[start of Information shown]

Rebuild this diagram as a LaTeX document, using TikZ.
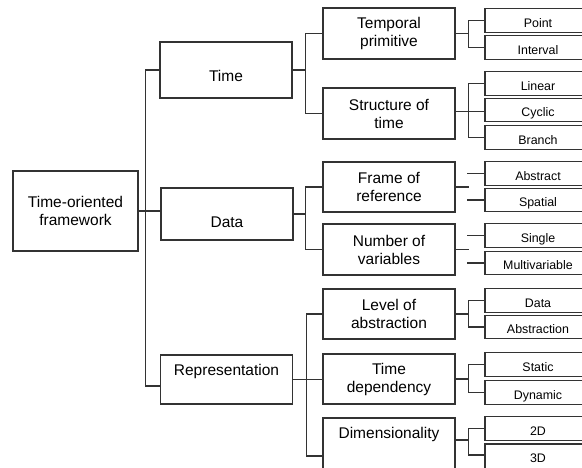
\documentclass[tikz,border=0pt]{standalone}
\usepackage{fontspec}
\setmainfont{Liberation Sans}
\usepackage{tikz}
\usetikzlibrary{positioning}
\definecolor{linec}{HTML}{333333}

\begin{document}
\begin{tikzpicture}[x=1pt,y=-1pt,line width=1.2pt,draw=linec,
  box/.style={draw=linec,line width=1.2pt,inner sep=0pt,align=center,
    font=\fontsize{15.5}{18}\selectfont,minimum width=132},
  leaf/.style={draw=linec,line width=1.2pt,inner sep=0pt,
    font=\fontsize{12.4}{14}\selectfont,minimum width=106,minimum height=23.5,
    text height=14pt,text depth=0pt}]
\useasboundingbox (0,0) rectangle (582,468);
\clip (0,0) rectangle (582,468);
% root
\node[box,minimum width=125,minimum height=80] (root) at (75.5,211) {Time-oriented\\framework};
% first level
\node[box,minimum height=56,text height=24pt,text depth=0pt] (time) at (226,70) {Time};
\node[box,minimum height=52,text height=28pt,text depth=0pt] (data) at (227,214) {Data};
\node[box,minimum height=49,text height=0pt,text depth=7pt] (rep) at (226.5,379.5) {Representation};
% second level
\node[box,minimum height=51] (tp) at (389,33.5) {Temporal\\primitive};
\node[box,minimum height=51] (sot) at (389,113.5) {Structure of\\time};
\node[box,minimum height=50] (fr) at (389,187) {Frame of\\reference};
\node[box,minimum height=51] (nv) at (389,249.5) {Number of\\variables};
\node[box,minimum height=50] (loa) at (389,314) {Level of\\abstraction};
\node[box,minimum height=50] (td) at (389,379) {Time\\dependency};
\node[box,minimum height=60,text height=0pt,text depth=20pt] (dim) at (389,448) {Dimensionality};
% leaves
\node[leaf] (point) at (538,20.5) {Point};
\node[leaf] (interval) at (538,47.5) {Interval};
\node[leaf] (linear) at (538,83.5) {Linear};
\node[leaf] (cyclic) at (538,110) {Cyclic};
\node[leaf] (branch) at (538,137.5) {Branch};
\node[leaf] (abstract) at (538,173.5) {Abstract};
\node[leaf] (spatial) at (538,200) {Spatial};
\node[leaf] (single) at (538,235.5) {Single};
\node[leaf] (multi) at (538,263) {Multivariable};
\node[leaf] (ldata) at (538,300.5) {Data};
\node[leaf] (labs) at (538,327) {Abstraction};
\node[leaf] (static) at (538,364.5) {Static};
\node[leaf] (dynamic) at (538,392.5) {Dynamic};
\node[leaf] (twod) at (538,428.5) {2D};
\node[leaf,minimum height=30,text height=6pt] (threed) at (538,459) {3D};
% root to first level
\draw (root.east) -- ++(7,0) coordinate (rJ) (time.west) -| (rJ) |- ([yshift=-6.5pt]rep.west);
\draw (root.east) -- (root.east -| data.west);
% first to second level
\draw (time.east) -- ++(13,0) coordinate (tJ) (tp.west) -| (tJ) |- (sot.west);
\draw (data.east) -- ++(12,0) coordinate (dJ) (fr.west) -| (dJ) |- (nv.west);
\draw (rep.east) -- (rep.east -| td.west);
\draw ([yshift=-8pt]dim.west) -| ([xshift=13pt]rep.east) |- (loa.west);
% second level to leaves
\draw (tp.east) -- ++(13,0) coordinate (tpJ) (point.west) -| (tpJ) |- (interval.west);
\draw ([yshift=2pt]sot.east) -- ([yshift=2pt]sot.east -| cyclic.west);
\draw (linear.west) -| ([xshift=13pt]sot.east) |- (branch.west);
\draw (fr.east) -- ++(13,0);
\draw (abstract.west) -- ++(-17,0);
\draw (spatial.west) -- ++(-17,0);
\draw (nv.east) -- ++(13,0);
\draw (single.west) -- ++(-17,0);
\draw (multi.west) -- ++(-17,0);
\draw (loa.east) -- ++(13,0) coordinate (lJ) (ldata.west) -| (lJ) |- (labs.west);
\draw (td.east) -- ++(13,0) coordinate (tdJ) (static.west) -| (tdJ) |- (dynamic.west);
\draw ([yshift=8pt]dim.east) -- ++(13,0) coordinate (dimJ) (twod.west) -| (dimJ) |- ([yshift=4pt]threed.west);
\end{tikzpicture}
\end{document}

[end of Information shown]

> Work to complete
Keep the pictures out of the copy and write out the data exactly as it stands.

> The solution
Rebuild this diagram as a LaTeX document, using TikZ.
\documentclass[tikz,border=0pt]{standalone}
\usepackage{fontspec}
\setmainfont{Liberation Sans}
\usepackage{tikz}
\usetikzlibrary{positioning}
\definecolor{linec}{HTML}{333333}

\begin{document}
\begin{tikzpicture}[x=1pt,y=-1pt,line width=1.2pt,draw=linec,
  box/.style={draw=linec,line width=1.2pt,inner sep=0pt,align=center,
    font=\fontsize{15.5}{18}\selectfont,minimum width=132},
  leaf/.style={draw=linec,line width=1.2pt,inner sep=0pt,
    font=\fontsize{12.4}{14}\selectfont,minimum width=106,minimum height=23.5,
    text height=14pt,text depth=0pt}]
\useasboundingbox (0,0) rectangle (582,468);
\clip (0,0) rectangle (582,468);
% root
\node[box,minimum width=125,minimum height=80] (root) at (75.5,211) {Time-oriented\\framework};
% first level
\node[box,minimum height=56,text height=24pt,text depth=0pt] (time) at (226,70) {Time};
\node[box,minimum height=52,text height=28pt,text depth=0pt] (data) at (227,214) {Data};
\node[box,minimum height=49,text height=0pt,text depth=7pt] (rep) at (226.5,379.5) {Representation};
% second level
\node[box,minimum height=51] (tp) at (389,33.5) {Temporal\\primitive};
\node[box,minimum height=51] (sot) at (389,113.5) {Structure of\\time};
\node[box,minimum height=50] (fr) at (389,187) {Frame of\\reference};
\node[box,minimum height=51] (nv) at (389,249.5) {Number of\\variables};
\node[box,minimum height=50] (loa) at (389,314) {Level of\\abstraction};
\node[box,minimum height=50] (td) at (389,379) {Time\\dependency};
\node[box,minimum height=60,text height=0pt,text depth=20pt] (dim) at (389,448) {Dimensionality};
% leaves
\node[leaf] (point) at (538,20.5) {Point};
\node[leaf] (interval) at (538,47.5) {Interval};
\node[leaf] (linear) at (538,83.5) {Linear};
\node[leaf] (cyclic) at (538,110) {Cyclic};
\node[leaf] (branch) at (538,137.5) {Branch};
\node[leaf] (abstract) at (538,173.5) {Abstract};
\node[leaf] (spatial) at (538,200) {Spatial};
\node[leaf] (single) at (538,235.5) {Single};
\node[leaf] (multi) at (538,263) {Multivariable};
\node[leaf] (ldata) at (538,300.5) {Data};
\node[leaf] (labs) at (538,327) {Abstraction};
\node[leaf] (static) at (538,364.5) {Static};
\node[leaf] (dynamic) at (538,392.5) {Dynamic};
\node[leaf] (twod) at (538,428.5) {2D};
\node[leaf,minimum height=30,text height=6pt] (threed) at (538,459) {3D};
% root to first level
\draw (root.east) -- ++(7,0) coordinate (rJ) (time.west) -| (rJ) |- ([yshift=-6.5pt]rep.west);
\draw (root.east) -- (root.east -| data.west);
% first to second level
\draw (time.east) -- ++(13,0) coordinate (tJ) (tp.west) -| (tJ) |- (sot.west);
\draw (data.east) -- ++(12,0) coordinate (dJ) (fr.west) -| (dJ) |- (nv.west);
\draw (rep.east) -- (rep.east -| td.west);
\draw ([yshift=-8pt]dim.west) -| ([xshift=13pt]rep.east) |- (loa.west);
% second level to leaves
\draw (tp.east) -- ++(13,0) coordinate (tpJ) (point.west) -| (tpJ) |- (interval.west);
\draw ([yshift=2pt]sot.east) -- ([yshift=2pt]sot.east -| cyclic.west);
\draw (linear.west) -| ([xshift=13pt]sot.east) |- (branch.west);
\draw (fr.east) -- ++(13,0);
\draw (abstract.west) -- ++(-17,0);
\draw (spatial.west) -- ++(-17,0);
\draw (nv.east) -- ++(13,0);
\draw (single.west) -- ++(-17,0);
\draw (multi.west) -- ++(-17,0);
\draw (loa.east) -- ++(13,0) coordinate (lJ) (ldata.west) -| (lJ) |- (labs.west);
\draw (td.east) -- ++(13,0) coordinate (tdJ) (static.west) -| (tdJ) |- (dynamic.west);
\draw ([yshift=8pt]dim.east) -- ++(13,0) coordinate (dimJ) (twod.west) -| (dimJ) |- ([yshift=4pt]threed.west);
\end{tikzpicture}
\end{document}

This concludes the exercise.